Dans la perspective de la reprise éventuelle d'une nouvelle dette sociale, la Cades a calculé les « tarifs » de cette reprise :

- pour reprendre 10 milliards de dette le 4 janvier 2010, il faudrait augmenter le taux de CRDS de 0,077 point;

- pour reprendre 10 milliards de dette le 3 janvier 2011, il faudrait augmenter le taux de CRDS de 0,085 point ;

- pour reprendre 10 milliards de dette le 2 janvier 2012, il faudrait augmenter le taux de CRDS de 0,095 point.

Ainsi, plus la reprise de dette interviendra tardivement, plus elle sera coûteuse.
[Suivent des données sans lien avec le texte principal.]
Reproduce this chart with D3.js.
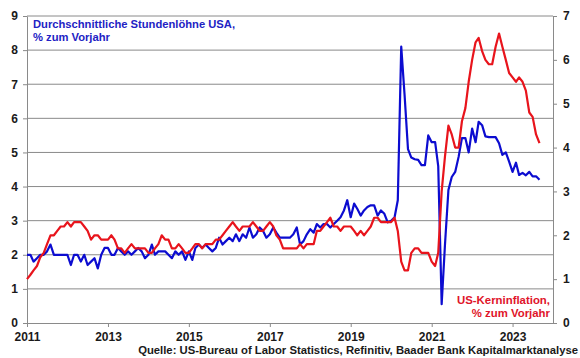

La reprise de 50 milliards d'euros de dette en 2011 par la Cades impliquerait d'augmenter la CRDS de 0,425 point, ce qui représenterait pratiquement un doublement de son taux, actuellement fixé à 0,5 %.

Dans les conditions actuelles de reprise de dette, telles qu'elles résultent de la loi organique du 2 août 2005, les transferts de dettes deviendront pratiquement impossibles d'ici quatre à cinq ans.

Compte tenu du coût de plus en plus prohibitif de toute reprise de dette par la Cades au fur et à mesure qu'approchera la date prévue pour l'extinction de la dette sociale, il sera vraisemblablement difficile d'éviter un débat sur une éventuelle prolongation de la durée de vie de la caisse au moyen d'une modification de l'ordonnance de 1996 par le biais d'une loi organique.

En effet, s'il se révèle absolument impossible d'éteindre la dette sociale à l'horizon prévu, il n'est pas certain que la création d'une nouvelle structure de cantonnement serait plus efficace que la prorogation d'un outil qui a fait la preuve de la qualité de sa gestion.

Il reste que supprimer le verrou posé par le législateur organique en 2005 pourrait conduire à une pérennisation durable de la Cades, à une banalisation de la dette sociale et à un report de cette dette sur les générations futures que le législateur a précisément souhaité empêcher jusqu'à présent.

Dans ces conditions, une éventuelle modification de la loi organique sur ce point ne devrait intervenir qu'en encadrant très strictement la prolongation de la durée d'existence de la Cades, celle-ci devant au minimum être accompagnée d'un transfert de ressources nouvelles, afin de marquer la détermination des pouvoirs publics à conserver un horizon raisonnable pour le remboursement des dettes que provoqueront les déficits en cours de formation.

* 6 Euro overnight index average : taux interbancaire au jour le jour.

* 7 Taux des emprunts interbancaires à trois mois.